--- BEGIN ---

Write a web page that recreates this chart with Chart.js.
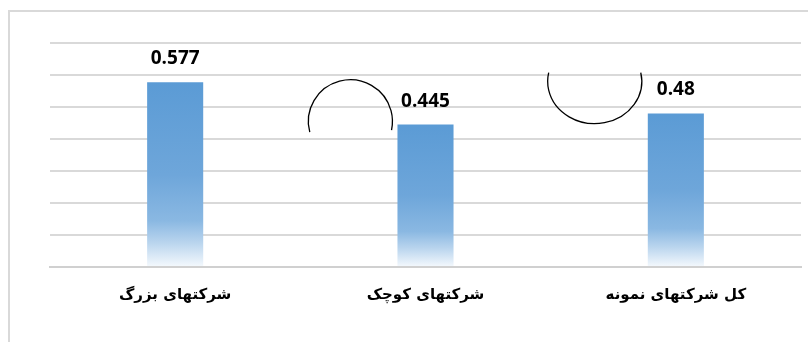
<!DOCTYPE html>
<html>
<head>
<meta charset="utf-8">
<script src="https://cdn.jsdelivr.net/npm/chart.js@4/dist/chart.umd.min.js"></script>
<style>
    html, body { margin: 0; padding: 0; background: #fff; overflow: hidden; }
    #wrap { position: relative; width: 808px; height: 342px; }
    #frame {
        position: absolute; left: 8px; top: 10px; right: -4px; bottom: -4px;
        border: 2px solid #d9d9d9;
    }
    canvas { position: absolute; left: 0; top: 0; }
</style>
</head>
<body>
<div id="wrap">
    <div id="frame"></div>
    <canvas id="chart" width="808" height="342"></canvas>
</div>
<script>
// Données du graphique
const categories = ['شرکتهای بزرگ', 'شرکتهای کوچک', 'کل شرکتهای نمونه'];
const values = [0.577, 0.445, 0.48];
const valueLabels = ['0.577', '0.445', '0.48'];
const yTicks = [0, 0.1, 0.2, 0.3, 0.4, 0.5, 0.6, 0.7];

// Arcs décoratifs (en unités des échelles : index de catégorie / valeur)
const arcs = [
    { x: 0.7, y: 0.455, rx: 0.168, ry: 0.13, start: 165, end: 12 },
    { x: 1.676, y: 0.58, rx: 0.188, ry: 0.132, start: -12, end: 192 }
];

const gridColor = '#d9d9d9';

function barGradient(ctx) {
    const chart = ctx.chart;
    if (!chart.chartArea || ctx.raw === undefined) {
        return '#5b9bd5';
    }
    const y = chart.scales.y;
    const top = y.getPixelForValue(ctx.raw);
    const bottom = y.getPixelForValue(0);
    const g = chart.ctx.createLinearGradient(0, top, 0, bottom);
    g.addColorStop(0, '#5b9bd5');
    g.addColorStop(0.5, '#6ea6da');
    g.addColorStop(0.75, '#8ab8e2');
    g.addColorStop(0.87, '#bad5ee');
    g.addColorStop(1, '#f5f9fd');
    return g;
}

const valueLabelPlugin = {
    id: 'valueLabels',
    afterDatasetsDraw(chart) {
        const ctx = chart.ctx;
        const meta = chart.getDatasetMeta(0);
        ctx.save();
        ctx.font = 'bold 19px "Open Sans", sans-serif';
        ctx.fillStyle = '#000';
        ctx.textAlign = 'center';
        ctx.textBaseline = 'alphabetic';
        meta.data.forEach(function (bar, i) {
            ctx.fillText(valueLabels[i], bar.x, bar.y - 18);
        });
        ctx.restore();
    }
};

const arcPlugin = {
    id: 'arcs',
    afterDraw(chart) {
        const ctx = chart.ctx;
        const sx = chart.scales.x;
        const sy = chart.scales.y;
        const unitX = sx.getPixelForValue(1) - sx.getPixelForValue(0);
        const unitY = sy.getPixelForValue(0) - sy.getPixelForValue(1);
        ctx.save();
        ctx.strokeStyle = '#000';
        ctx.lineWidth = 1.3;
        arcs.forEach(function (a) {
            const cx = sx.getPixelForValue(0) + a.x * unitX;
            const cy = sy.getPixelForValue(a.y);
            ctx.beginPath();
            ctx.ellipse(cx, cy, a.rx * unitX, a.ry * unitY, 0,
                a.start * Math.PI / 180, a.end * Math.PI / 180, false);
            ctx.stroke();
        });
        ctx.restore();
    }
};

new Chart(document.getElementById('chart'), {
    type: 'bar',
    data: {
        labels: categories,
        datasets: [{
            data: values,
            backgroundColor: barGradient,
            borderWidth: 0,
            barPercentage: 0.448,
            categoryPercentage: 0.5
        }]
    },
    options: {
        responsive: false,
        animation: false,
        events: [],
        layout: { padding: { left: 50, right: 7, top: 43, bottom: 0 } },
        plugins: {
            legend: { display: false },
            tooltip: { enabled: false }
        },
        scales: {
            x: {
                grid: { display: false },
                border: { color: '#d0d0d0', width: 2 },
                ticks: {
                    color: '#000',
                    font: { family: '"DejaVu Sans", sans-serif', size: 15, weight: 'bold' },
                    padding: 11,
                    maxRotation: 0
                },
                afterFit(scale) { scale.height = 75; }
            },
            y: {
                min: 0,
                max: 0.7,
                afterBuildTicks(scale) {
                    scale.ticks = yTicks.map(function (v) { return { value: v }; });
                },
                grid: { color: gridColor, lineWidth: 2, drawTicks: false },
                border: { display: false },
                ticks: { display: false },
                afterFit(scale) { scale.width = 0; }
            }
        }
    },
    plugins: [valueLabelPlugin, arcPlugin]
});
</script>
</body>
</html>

--- END ---

> **DIRECTIVE**
Could the lines from the top of the material through the line with "const yTicks = [0, 0.1, 0.2, 0.3, 0.4, 0.5, 0.6, 0.7];" be repeated exactly, pictures left out?

> **RESULT OF THIS TASK**
Write a web page that recreates this chart with Chart.js.
<!DOCTYPE html>
<html>
<head>
<meta charset="utf-8">
<script src="https://cdn.jsdelivr.net/npm/chart.js@4/dist/chart.umd.min.js"></script>
<style>
    html, body { margin: 0; padding: 0; background: #fff; overflow: hidden; }
    #wrap { position: relative; width: 808px; height: 342px; }
    #frame {
        position: absolute; left: 8px; top: 10px; right: -4px; bottom: -4px;
        border: 2px solid #d9d9d9;
    }
    canvas { position: absolute; left: 0; top: 0; }
</style>
</head>
<body>
<div id="wrap">
    <div id="frame"></div>
    <canvas id="chart" width="808" height="342"></canvas>
</div>
<script>
// Données du graphique
const categories = ['شرکتهای بزرگ', 'شرکتهای کوچک', 'کل شرکتهای نمونه'];
const values = [0.577, 0.445, 0.48];
const valueLabels = ['0.577', '0.445', '0.48'];
const yTicks = [0, 0.1, 0.2, 0.3, 0.4, 0.5, 0.6, 0.7];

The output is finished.